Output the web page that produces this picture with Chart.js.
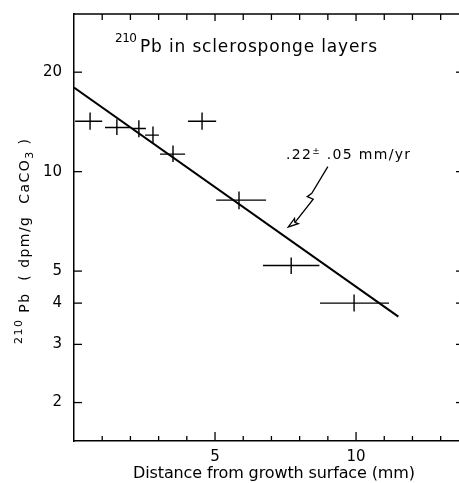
<!DOCTYPE html>
<html>
<head>
<meta charset="utf-8">
<script src="https://cdn.jsdelivr.net/npm/chart.js@4/dist/chart.umd.min.js"></script>
<style>
  html, body { margin: 0; padding: 0; background: #fff; }
  #wrap { width: 459px; height: 483px; position: relative; }
</style>
</head>
<body>
<div id="wrap"><canvas id="c" width="459" height="483"></canvas></div>
<script>
// ---- data ----
const distance = [0.57, 1.52, 2.30, 2.80, 3.51, 4.54, 5.85, 7.70, 9.93];      // mm
const distLow  = [0.04, 1.10, 2.06, 2.52, 3.05, 4.04, 5.04, 6.70, 8.72];
const distHigh = [1.00, 1.99, 2.55, 3.01, 3.94, 5.04, 6.81, 8.70, 11.17];
const activity = [14.2, 13.6, 13.5, 12.9, 11.3, 14.2, 8.2, 5.2, 4.0];          // dpm/g CaCO3
const actLow   = [13.4, 12.9, 12.7, 12.2, 10.7, 13.4, 7.7, 4.9, 3.77];
const actHigh  = [15.1, 14.4, 14.3, 13.7, 12.0, 15.1, 8.7, 5.5, 4.25];
const fitX = [0, 11.5];
const fitY = [17.97, 3.64];
const yTicks = [2, 3, 4, 5, 10, 20];
const xLabeled = [5, 10];
const xMinorTicks = [1,2,3,4,5,6,7,8,9,10,11,12,13];
const rateLabel = [".22", "\u00B1", " .05 mm/yr"];
const titleText = "Pb in sclerosponge layers";
const xTitle = "Distance from growth surface (mm)";

// build datasets
const hBars = [], vBars = [];
for (let i = 0; i < distance.length; i++) {
  hBars.push({x: distLow[i], y: activity[i]}, {x: distHigh[i], y: activity[i]}, {x: null, y: null});
  vBars.push({x: distance[i], y: actLow[i]}, {x: distance[i], y: actHigh[i]}, {x: null, y: null});
}
const fitPts = fitX.map((x, i) => ({x, y: fitY[i]}));

const FONT = "'DejaVu Sans', 'Liberation Sans', sans-serif";

function drawRuns(ctx, runs, x, y, target) {
  let natural = 0, chars = 0;
  runs.forEach(r => { ctx.font = r.size + "px " + FONT; natural += ctx.measureText(r.t).width; chars += r.t.length; });
  let ls = 0;
  const hasLS = ('letterSpacing' in ctx);
  if (target && hasLS && chars > 1) ls = (target - natural) / (chars - 1);
  let cx = x;
  runs.forEach(r => {
    ctx.font = r.size + "px " + FONT;
    if (hasLS) ctx.letterSpacing = ls + "px";
    ctx.fillText(r.t, cx, y + (r.dy || 0));
    cx += ctx.measureText(r.t).width;
    if (hasLS) ctx.letterSpacing = "0px";
  });
}

const decor = {
  id: 'decor',
  afterDraw(chart) {
    const ctx = chart.ctx, a = chart.chartArea;
    const xs = chart.scales.x, ys = chart.scales.y;
    ctx.save();
    ctx.strokeStyle = '#000';
    ctx.fillStyle = '#000';
    ctx.lineWidth = 1.5;
    ctx.beginPath(); ctx.moveTo(a.left, a.top); ctx.lineTo(a.right, a.top); ctx.stroke();
    ctx.lineWidth = 1.3;
    xMinorTicks.forEach(v => {
      const px = xs.getPixelForValue(v);
      const big = xLabeled.includes(v);
      ctx.beginPath(); ctx.moveTo(px, a.bottom); ctx.lineTo(px, a.bottom - (big ? 9 : 5)); ctx.stroke();
      ctx.beginPath(); ctx.moveTo(px, a.top); ctx.lineTo(px, a.top + (big ? 7 : 6)); ctx.stroke();
    });
    yTicks.forEach(v => {
      const py = ys.getPixelForValue(v);
      ctx.beginPath(); ctx.moveTo(a.left, py); ctx.lineTo(a.left + 8, py); ctx.stroke();
      ctx.beginPath(); ctx.moveTo(a.right, py); ctx.lineTo(a.right - 3, py); ctx.stroke();
    });

    ctx.textBaseline = 'alphabetic';
    ctx.textAlign = 'left';
    drawRuns(ctx, [{t: "210", size: 12, dy: -10}], 115, 52, 22);
    drawRuns(ctx, [{t: titleText, size: 17}], 140, 52, 237);

    drawRuns(ctx, [{t: xTitle, size: 16}], 133, 478, 282);

    ctx.save();
    ctx.translate(29, 344);
    ctx.rotate(-Math.PI / 2);
    drawRuns(ctx, [
      {t: "210", size: 11, dy: -7},
      {t: " Pb  ( dpm/g  CaCO", size: 14},
      {t: "3", size: 11, dy: 4},
      {t: " )", size: 14}
    ], 0, 0, 205);
    ctx.restore();

    drawRuns(ctx, [{t: rateLabel[0], size: 14}, {t: rateLabel[1], size: 9, dy: -5}, {t: rateLabel[2], size: 14}], 286, 159, 124);
    const P = (x, y) => [xs.getPixelForValue(x), ys.getPixelForValue(y)];
    const pts = [P(9.0, 10.35), P(8.43, 8.6), P(8.27, 8.4), P(8.48, 8.25), P(7.85, 7.05)];
    ctx.lineWidth = 1.3;
    ctx.beginPath();
    ctx.moveTo(pts[0][0], pts[0][1]);
    for (let i = 1; i < pts.length; i++) ctx.lineTo(pts[i][0], pts[i][1]);
    ctx.stroke();
    const tip = P(7.6, 6.8);
    const base = pts[pts.length - 1];
    const dx = tip[0] - base[0], dy = tip[1] - base[1];
    const L = Math.hypot(dx, dy), ux = dx / L, uy = dy / L;
    const hl = 10, hw = 3.2;
    const bx = tip[0] - ux * hl, by = tip[1] - uy * hl;
    ctx.beginPath();
    ctx.moveTo(tip[0], tip[1]);
    ctx.lineTo(bx - uy * hw, by + ux * hw);
    ctx.lineTo(bx + ux * 2, by + uy * 2);
    ctx.lineTo(bx + uy * hw, by - ux * hw);
    ctx.closePath();
    ctx.fillStyle = '#fff';
    ctx.fill();
    ctx.stroke();
    ctx.restore();
  }
};

new Chart(document.getElementById('c'), {
  type: 'scatter',
  data: {
    datasets: [
      { label: 'fit', data: fitPts, showLine: true, borderColor: '#000', borderWidth: 2, pointRadius: 0 },
      { label: 'xerr', data: hBars, showLine: true, spanGaps: false, borderColor: '#000', borderWidth: 1.4, pointRadius: 0 },
      { label: 'yerr', data: vBars, showLine: true, spanGaps: false, borderColor: '#000', borderWidth: 1.4, pointRadius: 0 }
    ]
  },
  options: {
    responsive: false,
    animation: false,
    events: [],
    layout: { padding: { left: 0, top: 14, right: 0, bottom: 0 } },
    plugins: { legend: { display: false }, tooltip: { enabled: false } },
    scales: {
      x: {
        type: 'linear', min: 0, max: 13.65,
        afterFit(s) { s.height = 42; s.paddingLeft = 0; s.paddingRight = 0; },
        afterBuildTicks(s) { s.ticks = xLabeled.map(v => ({value: v})); },
        grid: { display: true, drawOnChartArea: false, drawTicks: false, color: 'rgba(0,0,0,0)' },
        border: { display: true, color: '#000', width: 1.5 },
        ticks: { color: '#000', padding: 7, maxRotation: 0, font: { family: FONT, size: 15 }, callback: v => String(v) }
      },
      y: {
        type: 'logarithmic', min: 1.53, max: 30,
        afterFit(s) { s.width = 74; s.paddingTop = 0; s.paddingBottom = 0; },
        afterBuildTicks(s) { s.ticks = yTicks.map(v => ({value: v})); },
        grid: { display: true, drawOnChartArea: false, drawTicks: false, color: 'rgba(0,0,0,0)' },
        border: { display: true, color: '#000', width: 1.5 },
        ticks: { color: '#000', padding: 12, font: { family: FONT, size: 15 }, callback: v => String(v) }
      }
    }
  },
  plugins: [decor]
});
</script>
</body>
</html>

> Do this:
Make an exact copy of the data, leaving its pictures out.

> Reply to the task:
Output the web page that produces this picture with Chart.js.
<!DOCTYPE html>
<html>
<head>
<meta charset="utf-8">
<script src="https://cdn.jsdelivr.net/npm/chart.js@4/dist/chart.umd.min.js"></script>
<style>
  html, body { margin: 0; padding: 0; background: #fff; }
  #wrap { width: 459px; height: 483px; position: relative; }
</style>
</head>
<body>
<div id="wrap"><canvas id="c" width="459" height="483"></canvas></div>
<script>
// ---- data ----
const distance = [0.57, 1.52, 2.30, 2.80, 3.51, 4.54, 5.85, 7.70, 9.93];      // mm
const distLow  = [0.04, 1.10, 2.06, 2.52, 3.05, 4.04, 5.04, 6.70, 8.72];
const distHigh = [1.00, 1.99, 2.55, 3.01, 3.94, 5.04, 6.81, 8.70, 11.17];
const activity = [14.2, 13.6, 13.5, 12.9, 11.3, 14.2, 8.2, 5.2, 4.0];          // dpm/g CaCO3
const actLow   = [13.4, 12.9, 12.7, 12.2, 10.7, 13.4, 7.7, 4.9, 3.77];
const actHigh  = [15.1, 14.4, 14.3, 13.7, 12.0, 15.1, 8.7, 5.5, 4.25];
const fitX = [0, 11.5];
const fitY = [17.97, 3.64];
const yTicks = [2, 3, 4, 5, 10, 20];
const xLabeled = [5, 10];
const xMinorTicks = [1,2,3,4,5,6,7,8,9,10,11,12,13];
const rateLabel = [".22", "\u00B1", " .05 mm/yr"];
const titleText = "Pb in sclerosponge layers";
const xTitle = "Distance from growth surface (mm)";

// build datasets
const hBars = [], vBars = [];
for (let i = 0; i < distance.length; i++) {
  hBars.push({x: distLow[i], y: activity[i]}, {x: distHigh[i], y: activity[i]}, {x: null, y: null});
  vBars.push({x: distance[i], y: actLow[i]}, {x: distance[i], y: actHigh[i]}, {x: null, y: null});
}
const fitPts = fitX.map((x, i) => ({x, y: fitY[i]}));

const FONT = "'DejaVu Sans', 'Liberation Sans', sans-serif";

function drawRuns(ctx, runs, x, y, target) {
  let natural = 0, chars = 0;
  runs.forEach(r => { ctx.font = r.size + "px " + FONT; natural += ctx.measureText(r.t).width; chars += r.t.length; });
  let ls = 0;
  const hasLS = ('letterSpacing' in ctx);
  if (target && hasLS && chars > 1) ls = (target - natural) / (chars - 1);
  let cx = x;
  runs.forEach(r => {
    ctx.font = r.size + "px " + FONT;
    if (hasLS) ctx.letterSpacing = ls + "px";
    ctx.fillText(r.t, cx, y + (r.dy || 0));
    cx += ctx.measureText(r.t).width;
    if (hasLS) ctx.letterSpacing = "0px";
  });
}

const decor = {
  id: 'decor',
  afterDraw(chart) {
    const ctx = chart.ctx, a = chart.chartArea;
    const xs = chart.scales.x, ys = chart.scales.y;
    ctx.save();
    ctx.strokeStyle = '#000';
    ctx.fillStyle = '#000';
    ctx.lineWidth = 1.5;
    ctx.beginPath(); ctx.moveTo(a.left, a.top); ctx.lineTo(a.right, a.top); ctx.stroke();
    ctx.lineWidth = 1.3;
    xMinorTicks.forEach(v => {
      const px = xs.getPixelForValue(v);
      const big = xLabeled.includes(v);
      ctx.beginPath(); ctx.moveTo(px, a.bottom); ctx.lineTo(px, a.bottom - (big ? 9 : 5)); ctx.stroke();
      ctx.beginPath(); ctx.moveTo(px, a.top); ctx.lineTo(px, a.top + (big ? 7 : 6)); ctx.stroke();
    });
    yTicks.forEach(v => {
      const py = ys.getPixelForValue(v);
      ctx.beginPath(); ctx.moveTo(a.left, py); ctx.lineTo(a.left + 8, py); ctx.stroke();
      ctx.beginPath(); ctx.moveTo(a.right, py); ctx.lineTo(a.right - 3, py); ctx.stroke();
    });

    ctx.textBaseline = 'alphabetic';
    ctx.textAlign = 'left';
    drawRuns(ctx, [{t: "210", size: 12, dy: -10}], 115, 52, 22);
    drawRuns(ctx, [{t: titleText, size: 17}], 140, 52, 237);

    drawRuns(ctx, [{t: xTitle, size: 16}], 133, 478, 282);

    ctx.save();
    ctx.translate(29, 344);
    ctx.rotate(-Math.PI / 2);
    drawRuns(ctx, [
      {t: "210", size: 11, dy: -7},
      {t: " Pb  ( dpm/g  CaCO", size: 14},
      {t: "3", size: 11, dy: 4},
      {t: " )", size: 14}
    ], 0, 0, 205);
    ctx.restore();

    drawRuns(ctx, [{t: rateLabel[0], size: 14}, {t: rateLabel[1], size: 9, dy: -5}, {t: rateLabel[2], size: 14}], 286, 159, 124);
    const P = (x, y) => [xs.getPixelForValue(x), ys.getPixelForValue(y)];
    const pts = [P(9.0, 10.35), P(8.43, 8.6), P(8.27, 8.4), P(8.48, 8.25), P(7.85, 7.05)];
    ctx.lineWidth = 1.3;
    ctx.beginPath();
    ctx.moveTo(pts[0][0], pts[0][1]);
    for (let i = 1; i < pts.length; i++) ctx.lineTo(pts[i][0], pts[i][1]);
    ctx.stroke();
    const tip = P(7.6, 6.8);
    const base = pts[pts.length - 1];
    const dx = tip[0] - base[0], dy = tip[1] - base[1];
    const L = Math.hypot(dx, dy), ux = dx / L, uy = dy / L;
    const hl = 10, hw = 3.2;
    const bx = tip[0] - ux * hl, by = tip[1] - uy * hl;
    ctx.beginPath();
    ctx.moveTo(tip[0], tip[1]);
    ctx.lineTo(bx - uy * hw, by + ux * hw);
    ctx.lineTo(bx + ux * 2, by + uy * 2);
    ctx.lineTo(bx + uy * hw, by - ux * hw);
    ctx.closePath();
    ctx.fillStyle = '#fff';
    ctx.fill();
    ctx.stroke();
    ctx.restore();
  }
};

new Chart(document.getElementById('c'), {
  type: 'scatter',
  data: {
    datasets: [
      { label: 'fit', data: fitPts, showLine: true, borderColor: '#000', borderWidth: 2, pointRadius: 0 },
      { label: 'xerr', data: hBars, showLine: true, spanGaps: false, borderColor: '#000', borderWidth: 1.4, pointRadius: 0 },
      { label: 'yerr', data: vBars, showLine: true, spanGaps: false, borderColor: '#000', borderWidth: 1.4, pointRadius: 0 }
    ]
  },
  options: {
    responsive: false,
    animation: false,
    events: [],
    layout: { padding: { left: 0, top: 14, right: 0, bottom: 0 } },
    plugins: { legend: { display: false }, tooltip: { enabled: false } },
    scales: {
      x: {
        type: 'linear', min: 0, max: 13.65,
        afterFit(s) { s.height = 42; s.paddingLeft = 0; s.paddingRight = 0; },
        afterBuildTicks(s) { s.ticks = xLabeled.map(v => ({value: v})); },
        grid: { display: true, drawOnChartArea: false, drawTicks: false, color: 'rgba(0,0,0,0)' },
        border: { display: true, color: '#000', width: 1.5 },
        ticks: { color: '#000', padding: 7, maxRotation: 0, font: { family: FONT, size: 15 }, callback: v => String(v) }
      },
      y: {
        type: 'logarithmic', min: 1.53, max: 30,
        afterFit(s) { s.width = 74; s.paddingTop = 0; s.paddingBottom = 0; },
        afterBuildTicks(s) { s.ticks = yTicks.map(v => ({value: v})); },
        grid: { display: true, drawOnChartArea: false, drawTicks: false, color: 'rgba(0,0,0,0)' },
        border: { display: true, color: '#000', width: 1.5 },
        ticks: { color: '#000', padding: 12, font: { family: FONT, size: 15 }, callback: v => String(v) }
      }
    }
  },
  plugins: [decor]
});
</script>
</body>
</html>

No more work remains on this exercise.